How do I remove an unwanted quotation mark conversion?

  • Unknown's avatar

    Why does a straight quote <“> on the edit page show up on the browser display as directed quotes (left and right) even when I select it as a straight quote from special characters? This is important for programming code text, as the C compiler doesn’t recognize directed quotes.

    The blog I need help with is: (visible only to logged in users)

  • Unknown's avatar

    Hi there! Could you please give me a link to a page that displays the issue?

    Your fonts are defaulting to the theme’s design. There are a couple ways around this. One is to upgrade to Custom Design. Then you have control over what fonts are used. Not only are other fonts offered to you, but you also have the option to edit your site’s CSS.

    Alternatively, if you do not want to upgrade, you may want to look into other Themes that have non-serif/non-curling quotation marks.

    Let me know if I can answer any questions about my suggestions. Thanks so much!

  • Unknown's avatar

    The page I was looking at is titled ‘Printing’
    In the first example, printf(“hello world”) looks as it does here in the editor, but shows on the browser page with the left and right quotes.
    Farther down there’s a code example, with a grey background where the printf statements show the same straight <“> in both the editor and the published page.

  • Unknown's avatar

    Thank you so much for the page title and the description of what is working and what is not.

    The problem is that there is a lot of extraneous HTML formatting controlling the behavior of your text. This may have happened if you copied and pasted any of the material on your site from a pre-formatted document.

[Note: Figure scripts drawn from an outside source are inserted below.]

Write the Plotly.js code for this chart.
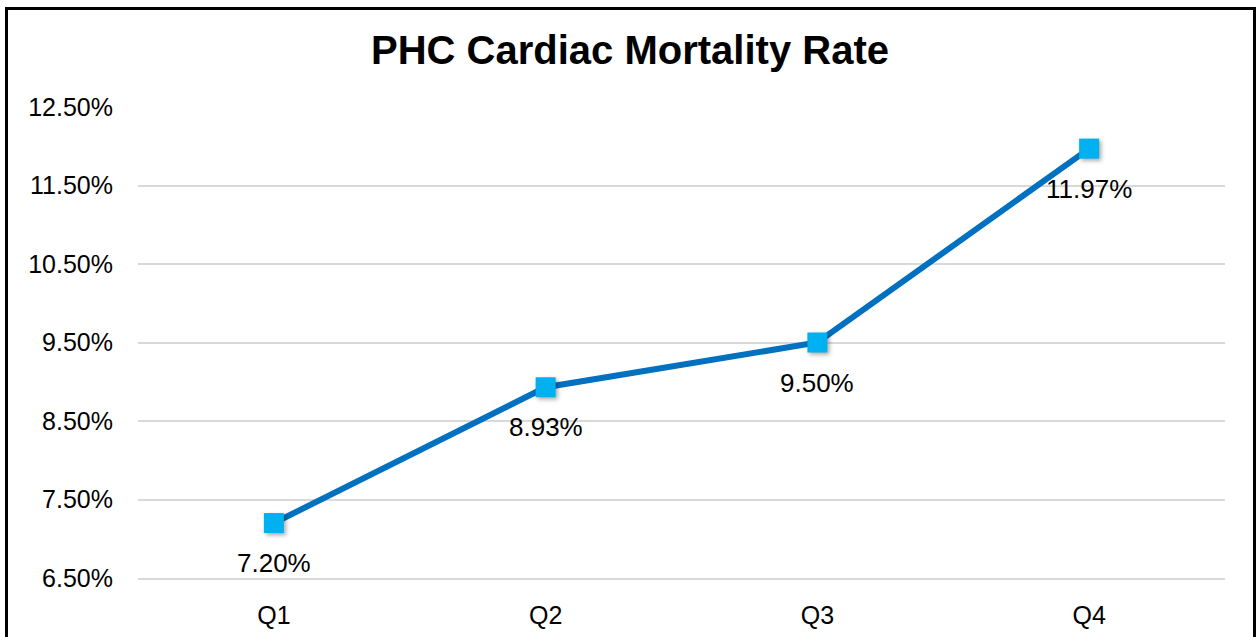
<!DOCTYPE html>
<html>
<head>
<meta charset="utf-8">
<script src="https://cdn.plot.ly/plotly-3.0.1.min.js"></script>
<style>
  html, body { margin: 0; padding: 0; background: #fff; }
  #wrap { position: relative; width: 1257px; height: 637px; }
  #chart { width: 1257px; height: 637px; }
  #frame { position: absolute; left: 5px; top: 7px; width: 1245px; height: 640px;
           border-left: 3px solid #000; border-top: 3px solid #000; border-right: 3px solid #000;
           pointer-events: none; }
  #chart .scatterlayer .points path.point { filter: drop-shadow(2px 2px 2px rgba(0,0,0,0.35)); }
</style>
</head>
<body>
<div id="wrap">
  <div id="chart"></div>
  <div id="frame"></div>
</div>
<script>
const quarters = ["Q1", "Q2", "Q3", "Q4"];
const mortalityRate = [0.0720, 0.0893, 0.0950, 0.1197];
const rateLabels = ["7.20%", "8.93%", "9.50%", "11.97%"];
const yTickValues = [0.065, 0.075, 0.085, 0.095, 0.105, 0.115, 0.125];
const yTickLabels = ["6.50%", "7.50%", "8.50%", "9.50%", "10.50%", "11.50%", "12.50%"];

const FONT = "Liberation Sans, Arial, sans-serif";

const trace = {
  x: quarters,
  y: mortalityRate,
  type: "scatter",
  mode: "lines+markers",
  line: { color: "#0070C0", width: 6 },
  marker: { symbol: "square", size: 20, color: "#00B0F0", line: { width: 0 } },
  hoverinfo: "skip"
};

const annotations = quarters.map((q, i) => ({
  x: q, y: mortalityRate[i], xref: "x", yref: "y",
  text: rateLabels[i], showarrow: false, yshift: -40,
  font: { family: FONT, size: 26, color: "#000" }
}));

const layout = {
  width: 1257, height: 637,
  margin: { l: 138, r: 32, t: 107, b: 59 },
  paper_bgcolor: "#fff", plot_bgcolor: "#fff",
  showlegend: false,
  title: { text: "<b>PHC Cardiac Mortality Rate</b>", x: 630 / 1257, xref: "container", xanchor: "center",
           y: 1 - 50 / 637, yref: "container", yanchor: "middle",
           font: { family: FONT, size: 40, color: "#000" } },
  xaxis: {
    type: "category", range: [-0.5, 3.5],
    showgrid: false, zeroline: false,
    showline: true, linecolor: "#d9d9d9", linewidth: 2,
    ticks: "", ticklabelstandoff: 14,
    tickfont: { family: FONT, size: 25, color: "#000" }
  },
  yaxis: {
    range: [0.065, 0.125], tickvals: yTickValues, ticktext: yTickLabels,
    showgrid: true, gridcolor: "#d9d9d9", gridwidth: 2,
    zeroline: false, showline: false, ticks: "", ticklabelstandoff: 24,
    tickfont: { family: FONT, size: 25, color: "#000" }
  },
  annotations: annotations
};

Plotly.newPlot("chart", [trace], layout, { displayModeBar: false, staticPlot: true });
</script>
</body>
</html>
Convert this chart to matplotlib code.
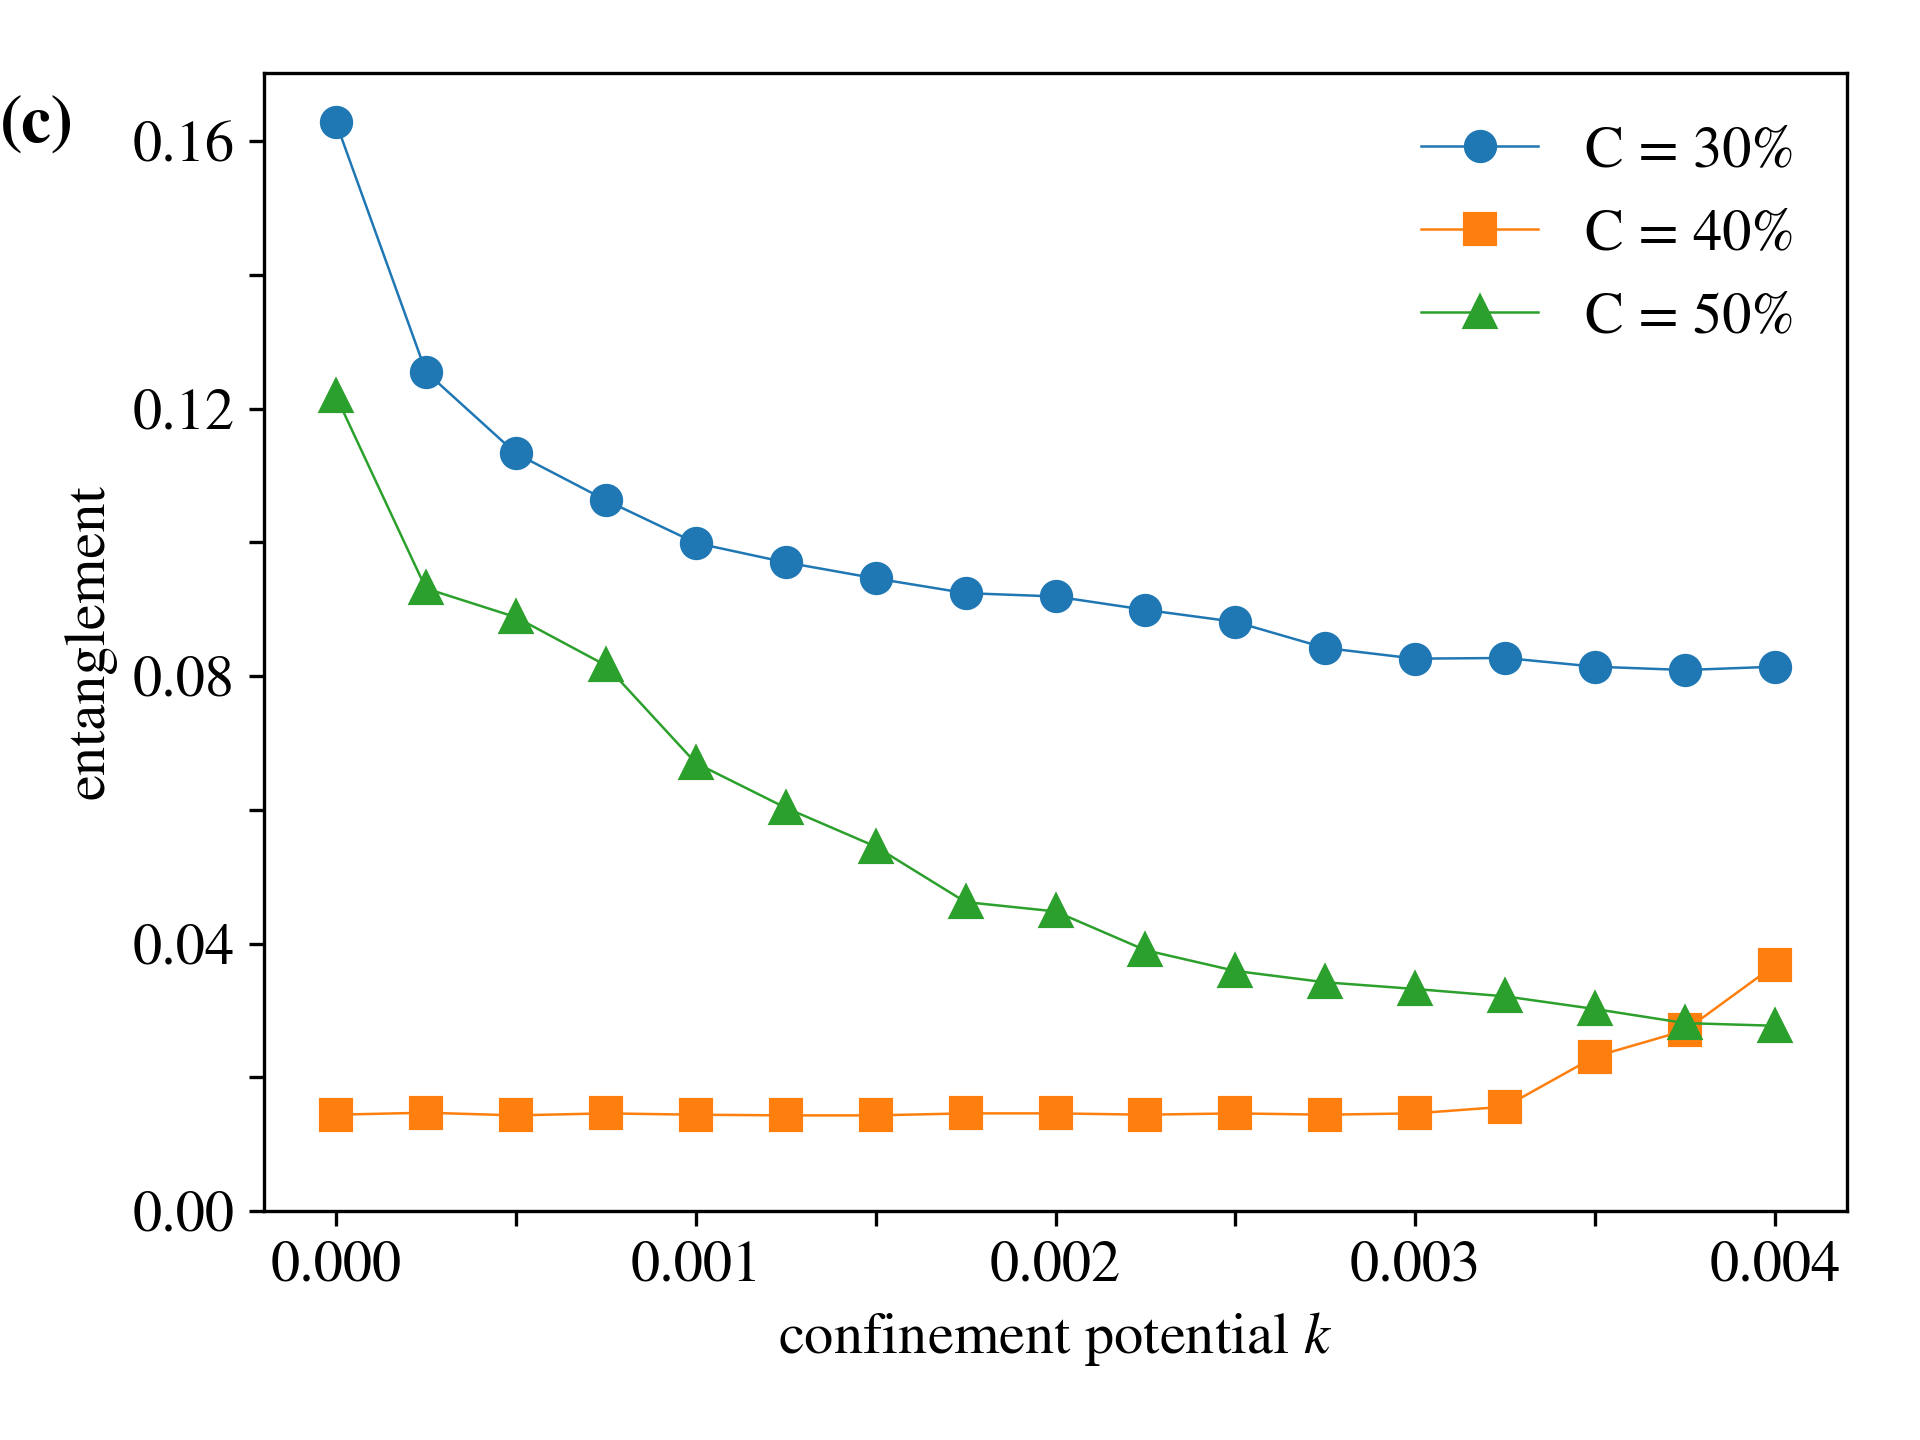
import numpy as np
import matplotlib
matplotlib.use("Agg")
import matplotlib.pyplot as plt

plt.rcParams['font.family'] = 'serif'
plt.rcParams['font.serif'] = ['STIXGeneral', 'Liberation Serif', 'DejaVu Serif']
plt.rcParams['mathtext.fontset'] = 'stix'

k = [0.0, 0.00025, 0.0005, 0.00075, 0.001, 0.00125, 0.0015, 0.00175, 0.002,
     0.00225, 0.0025, 0.00275, 0.003, 0.00325, 0.0035, 0.00375, 0.004]

c30 = [0.1628, 0.1255, 0.1133, 0.1063, 0.0999, 0.0970, 0.0946, 0.0924, 0.0919,
       0.0899, 0.0881, 0.0842, 0.0826, 0.0827, 0.0814, 0.0809, 0.0814]
c40 = [0.0144, 0.0147, 0.0143, 0.0146, 0.0144, 0.0143, 0.0143, 0.0146, 0.0146,
       0.0144, 0.0146, 0.0144, 0.0146, 0.0156, 0.0231, 0.0270, 0.0368]
c50 = [0.1219, 0.0931, 0.0888, 0.0816, 0.0670, 0.0603, 0.0545, 0.0462, 0.0448,
       0.0390, 0.0359, 0.0342, 0.0332, 0.0321, 0.0302, 0.0281, 0.0277]

labels = ['C = 30%', 'C = 40%', 'C = 50%']
xticks = [0.0, 0.0005, 0.001, 0.0015, 0.002, 0.0025, 0.003, 0.0035, 0.004]
xticklabels = ['0.000', '', '0.001', '', '0.002', '', '0.003', '', '0.004']
yticks = [0.0, 0.02, 0.04, 0.06, 0.08, 0.10, 0.12, 0.14, 0.16]
yticklabels = ['0.00', '', '0.04', '', '0.08', '', '0.12', '', '0.16']

fig = plt.figure(figsize=(6.4, 4.8), dpi=300)
ax = fig.add_axes([264/1920, 1 - 1211/1440, (1847-264)/1920, (1211-72.7)/1440])

ax.plot(k, c30, marker='o', color='#1f77b4', lw=0.6, markersize=7, label=labels[0])
ax.plot(k, c40, marker='s', color='#ff7f0e', lw=0.6, markersize=7, label=labels[1])
ax.plot(k, c50, marker='^', color='#2ca02c', lw=0.6, markersize=7, label=labels[2])

ax.set_ylim(bottom=0)
ax.set_xticks(xticks)
ax.set_xticklabels(xticklabels)
ax.set_yticks(yticks)
ax.set_yticklabels(yticklabels)
ax.tick_params(labelsize=14)
ax.set_xlabel('confinement potential $k$', fontsize=14)
ax.set_ylabel('entanglement', fontsize=14)
ax.legend(loc='upper right', frameon=False, fontsize=14)

fig.text(0.0, 1 - 143/1440, '(c)', fontsize=16, fontweight='bold', va='baseline', ha='left')

fig.savefig('out.png', dpi=300)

    Here is how you can fix the first example on your Printing page. The same solution can be applied to all instances of the problem.

    1. Click Pages → All Pages.
    2. Click on Printing so it opens in the editor.
    3. With your content appearing in the Visual tab of your Page editor, copy:
      int main() {
      printf(“Hello World!”);
      }
      This just tells the computer to print Hello Word! on the screen.*
    4. Click on the Text tab. You will see the same text, but with lots of HTML surrounding it. Replace that whole section with what you just copied from the Visual tab.
    5. Once that is pasted, click the Visual tab. Highlight the coding you just pasted with your cursor.
    6. Click the Toolbar Toggle button. If you’re not certain where that is, click this link:
      https://cloudup.com/iEEFZtwtF0S
    7. Click on the down arrow in the drop down menu where Paragraph currently appears. Choose Pre.
    8. Update the change you just made to your page.

    Take a look. That text will now appear without the same trouble with the quotations. It will also appear in a gray box, like the lower coding on your page.

    In the future, typing your code directly into the Visual tab, rather than pasting, will help. You can also paste code into the Text tab. That will strip extraneous formatting. Then you can return to Visual to choose the Pre style for your coding.

    I hope this helps! Best wishes to you.

  • Unknown's avatar

    Thank you!
    It took a little while to find my way; but I did follow your instructions, and I now feel like I can fix the general problem.

  • Unknown's avatar

    Wonderful! I know I tossed a lot of steps at you, but I’m thrilled they worked out. Once your process is stream-lined, it won’t be laborious anymore. Best of luck!